Brief
With the images removed, repeat the data below exactly.

Data block
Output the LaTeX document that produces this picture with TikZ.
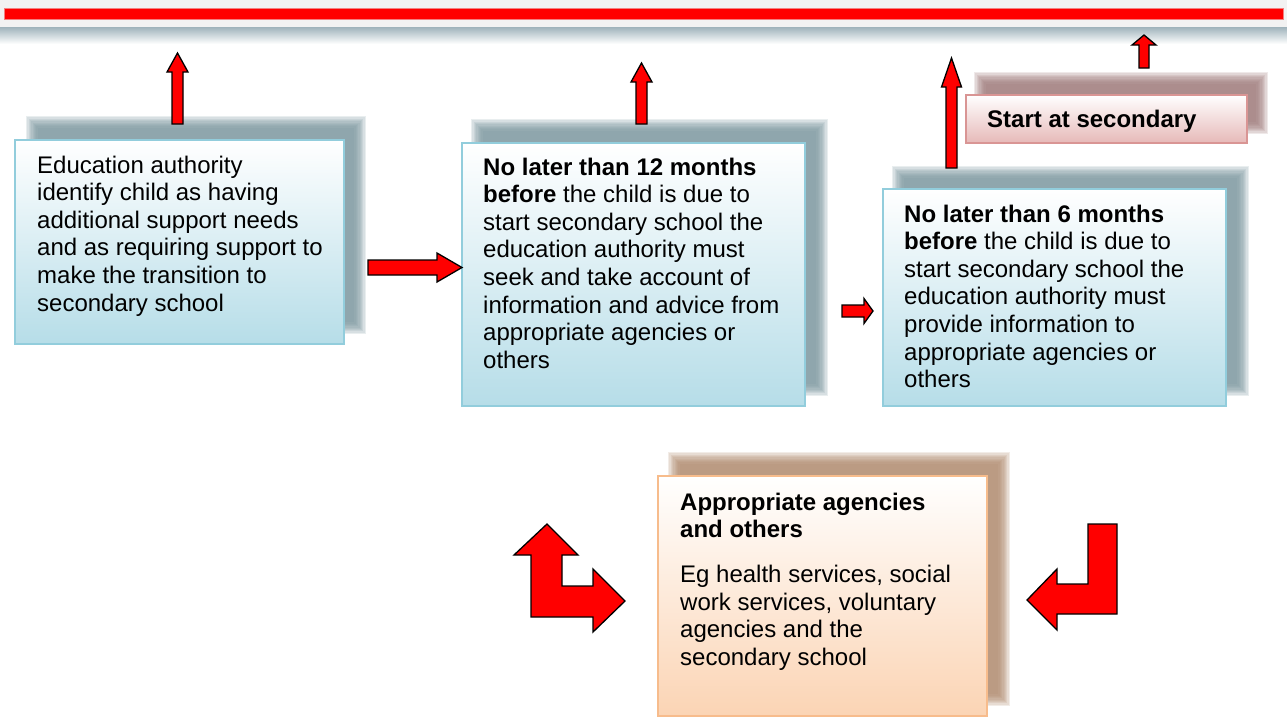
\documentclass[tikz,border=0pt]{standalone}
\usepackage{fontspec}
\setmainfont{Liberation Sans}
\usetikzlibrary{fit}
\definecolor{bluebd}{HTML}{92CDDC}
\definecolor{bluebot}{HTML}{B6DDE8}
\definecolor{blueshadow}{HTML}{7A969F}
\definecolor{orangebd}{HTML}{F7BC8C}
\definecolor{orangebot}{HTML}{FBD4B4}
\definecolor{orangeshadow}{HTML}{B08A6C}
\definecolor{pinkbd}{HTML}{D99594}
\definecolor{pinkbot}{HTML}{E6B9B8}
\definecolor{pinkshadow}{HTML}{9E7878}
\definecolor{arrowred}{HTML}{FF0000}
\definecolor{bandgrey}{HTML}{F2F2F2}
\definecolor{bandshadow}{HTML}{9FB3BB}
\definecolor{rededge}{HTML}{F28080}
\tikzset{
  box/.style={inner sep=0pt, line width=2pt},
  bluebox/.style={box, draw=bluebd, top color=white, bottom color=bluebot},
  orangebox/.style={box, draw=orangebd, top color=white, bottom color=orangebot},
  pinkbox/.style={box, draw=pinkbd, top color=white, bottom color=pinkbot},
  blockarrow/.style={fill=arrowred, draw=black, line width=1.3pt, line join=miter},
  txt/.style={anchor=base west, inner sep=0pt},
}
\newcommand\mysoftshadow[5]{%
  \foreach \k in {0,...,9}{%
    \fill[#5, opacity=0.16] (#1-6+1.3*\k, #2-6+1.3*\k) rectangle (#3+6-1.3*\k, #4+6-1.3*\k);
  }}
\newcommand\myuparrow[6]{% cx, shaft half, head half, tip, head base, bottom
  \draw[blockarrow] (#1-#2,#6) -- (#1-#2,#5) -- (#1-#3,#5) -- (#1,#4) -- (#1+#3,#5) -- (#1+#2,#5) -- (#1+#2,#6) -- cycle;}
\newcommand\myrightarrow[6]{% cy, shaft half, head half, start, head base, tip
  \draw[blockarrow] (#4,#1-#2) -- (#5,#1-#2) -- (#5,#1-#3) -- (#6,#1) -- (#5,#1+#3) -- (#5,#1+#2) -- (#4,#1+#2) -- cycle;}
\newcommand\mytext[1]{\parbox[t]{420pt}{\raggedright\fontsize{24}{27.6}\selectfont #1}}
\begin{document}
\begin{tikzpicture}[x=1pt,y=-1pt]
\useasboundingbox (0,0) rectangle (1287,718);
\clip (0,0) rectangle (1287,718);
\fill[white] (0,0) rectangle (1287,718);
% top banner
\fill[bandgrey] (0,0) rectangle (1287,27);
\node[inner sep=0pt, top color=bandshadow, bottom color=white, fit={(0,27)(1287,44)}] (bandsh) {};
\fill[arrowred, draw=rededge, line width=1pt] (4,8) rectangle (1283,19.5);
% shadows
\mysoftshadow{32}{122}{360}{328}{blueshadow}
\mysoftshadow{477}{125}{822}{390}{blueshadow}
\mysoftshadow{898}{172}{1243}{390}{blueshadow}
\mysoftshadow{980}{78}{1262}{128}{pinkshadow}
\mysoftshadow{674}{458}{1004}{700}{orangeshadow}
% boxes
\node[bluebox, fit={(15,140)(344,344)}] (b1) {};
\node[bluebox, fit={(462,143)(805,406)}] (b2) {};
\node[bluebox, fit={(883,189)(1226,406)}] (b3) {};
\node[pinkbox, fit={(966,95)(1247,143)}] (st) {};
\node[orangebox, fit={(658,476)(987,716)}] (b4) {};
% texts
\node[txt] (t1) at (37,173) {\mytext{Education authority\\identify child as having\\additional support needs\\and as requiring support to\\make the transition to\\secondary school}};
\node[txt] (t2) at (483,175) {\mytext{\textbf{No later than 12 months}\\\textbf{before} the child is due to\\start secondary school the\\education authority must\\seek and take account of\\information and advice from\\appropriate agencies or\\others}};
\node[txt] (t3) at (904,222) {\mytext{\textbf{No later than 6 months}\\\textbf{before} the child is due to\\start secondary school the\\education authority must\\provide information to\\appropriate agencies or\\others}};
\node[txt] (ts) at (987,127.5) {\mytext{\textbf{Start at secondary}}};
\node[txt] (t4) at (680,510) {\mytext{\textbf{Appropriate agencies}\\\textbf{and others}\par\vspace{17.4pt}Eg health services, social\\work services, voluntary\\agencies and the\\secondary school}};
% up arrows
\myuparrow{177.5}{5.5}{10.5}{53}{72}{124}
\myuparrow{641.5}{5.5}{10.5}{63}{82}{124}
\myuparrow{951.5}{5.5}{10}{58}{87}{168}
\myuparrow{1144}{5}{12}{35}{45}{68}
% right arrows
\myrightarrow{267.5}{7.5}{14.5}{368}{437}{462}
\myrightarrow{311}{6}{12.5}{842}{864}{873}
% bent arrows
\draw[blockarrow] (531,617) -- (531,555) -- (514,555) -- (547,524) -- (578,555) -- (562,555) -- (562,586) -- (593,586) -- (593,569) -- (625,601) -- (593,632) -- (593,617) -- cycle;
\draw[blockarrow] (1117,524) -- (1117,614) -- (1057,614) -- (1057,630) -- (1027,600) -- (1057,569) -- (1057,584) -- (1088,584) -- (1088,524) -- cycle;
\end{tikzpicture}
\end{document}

Complete response
Output the LaTeX document that produces this picture with TikZ.
\documentclass[tikz,border=0pt]{standalone}
\usepackage{fontspec}
\setmainfont{Liberation Sans}
\usetikzlibrary{fit}
\definecolor{bluebd}{HTML}{92CDDC}
\definecolor{bluebot}{HTML}{B6DDE8}
\definecolor{blueshadow}{HTML}{7A969F}
\definecolor{orangebd}{HTML}{F7BC8C}
\definecolor{orangebot}{HTML}{FBD4B4}
\definecolor{orangeshadow}{HTML}{B08A6C}
\definecolor{pinkbd}{HTML}{D99594}
\definecolor{pinkbot}{HTML}{E6B9B8}
\definecolor{pinkshadow}{HTML}{9E7878}
\definecolor{arrowred}{HTML}{FF0000}
\definecolor{bandgrey}{HTML}{F2F2F2}
\definecolor{bandshadow}{HTML}{9FB3BB}
\definecolor{rededge}{HTML}{F28080}
\tikzset{
  box/.style={inner sep=0pt, line width=2pt},
  bluebox/.style={box, draw=bluebd, top color=white, bottom color=bluebot},
  orangebox/.style={box, draw=orangebd, top color=white, bottom color=orangebot},
  pinkbox/.style={box, draw=pinkbd, top color=white, bottom color=pinkbot},
  blockarrow/.style={fill=arrowred, draw=black, line width=1.3pt, line join=miter},
  txt/.style={anchor=base west, inner sep=0pt},
}
\newcommand\mysoftshadow[5]{%
  \foreach \k in {0,...,9}{%
    \fill[#5, opacity=0.16] (#1-6+1.3*\k, #2-6+1.3*\k) rectangle (#3+6-1.3*\k, #4+6-1.3*\k);
  }}
\newcommand\myuparrow[6]{% cx, shaft half, head half, tip, head base, bottom
  \draw[blockarrow] (#1-#2,#6) -- (#1-#2,#5) -- (#1-#3,#5) -- (#1,#4) -- (#1+#3,#5) -- (#1+#2,#5) -- (#1+#2,#6) -- cycle;}
\newcommand\myrightarrow[6]{% cy, shaft half, head half, start, head base, tip
  \draw[blockarrow] (#4,#1-#2) -- (#5,#1-#2) -- (#5,#1-#3) -- (#6,#1) -- (#5,#1+#3) -- (#5,#1+#2) -- (#4,#1+#2) -- cycle;}
\newcommand\mytext[1]{\parbox[t]{420pt}{\raggedright\fontsize{24}{27.6}\selectfont #1}}
\begin{document}
\begin{tikzpicture}[x=1pt,y=-1pt]
\useasboundingbox (0,0) rectangle (1287,718);
\clip (0,0) rectangle (1287,718);
\fill[white] (0,0) rectangle (1287,718);
% top banner
\fill[bandgrey] (0,0) rectangle (1287,27);
\node[inner sep=0pt, top color=bandshadow, bottom color=white, fit={(0,27)(1287,44)}] (bandsh) {};
\fill[arrowred, draw=rededge, line width=1pt] (4,8) rectangle (1283,19.5);
% shadows
\mysoftshadow{32}{122}{360}{328}{blueshadow}
\mysoftshadow{477}{125}{822}{390}{blueshadow}
\mysoftshadow{898}{172}{1243}{390}{blueshadow}
\mysoftshadow{980}{78}{1262}{128}{pinkshadow}
\mysoftshadow{674}{458}{1004}{700}{orangeshadow}
% boxes
\node[bluebox, fit={(15,140)(344,344)}] (b1) {};
\node[bluebox, fit={(462,143)(805,406)}] (b2) {};
\node[bluebox, fit={(883,189)(1226,406)}] (b3) {};
\node[pinkbox, fit={(966,95)(1247,143)}] (st) {};
\node[orangebox, fit={(658,476)(987,716)}] (b4) {};
% texts
\node[txt] (t1) at (37,173) {\mytext{Education authority\\identify child as having\\additional support needs\\and as requiring support to\\make the transition to\\secondary school}};
\node[txt] (t2) at (483,175) {\mytext{\textbf{No later than 12 months}\\\textbf{before} the child is due to\\start secondary school the\\education authority must\\seek and take account of\\information and advice from\\appropriate agencies or\\others}};
\node[txt] (t3) at (904,222) {\mytext{\textbf{No later than 6 months}\\\textbf{before} the child is due to\\start secondary school the\\education authority must\\provide information to\\appropriate agencies or\\others}};
\node[txt] (ts) at (987,127.5) {\mytext{\textbf{Start at secondary}}};
\node[txt] (t4) at (680,510) {\mytext{\textbf{Appropriate agencies}\\\textbf{and others}\par\vspace{17.4pt}Eg health services, social\\work services, voluntary\\agencies and the\\secondary school}};
% up arrows
\myuparrow{177.5}{5.5}{10.5}{53}{72}{124}
\myuparrow{641.5}{5.5}{10.5}{63}{82}{124}
\myuparrow{951.5}{5.5}{10}{58}{87}{168}
\myuparrow{1144}{5}{12}{35}{45}{68}
% right arrows
\myrightarrow{267.5}{7.5}{14.5}{368}{437}{462}
\myrightarrow{311}{6}{12.5}{842}{864}{873}
% bent arrows
\draw[blockarrow] (531,617) -- (531,555) -- (514,555) -- (547,524) -- (578,555) -- (562,555) -- (562,586) -- (593,586) -- (593,569) -- (625,601) -- (593,632) -- (593,617) -- cycle;
\draw[blockarrow] (1117,524) -- (1117,614) -- (1057,614) -- (1057,630) -- (1027,600) -- (1057,569) -- (1057,584) -- (1088,584) -- (1088,524) -- cycle;
\end{tikzpicture}
\end{document}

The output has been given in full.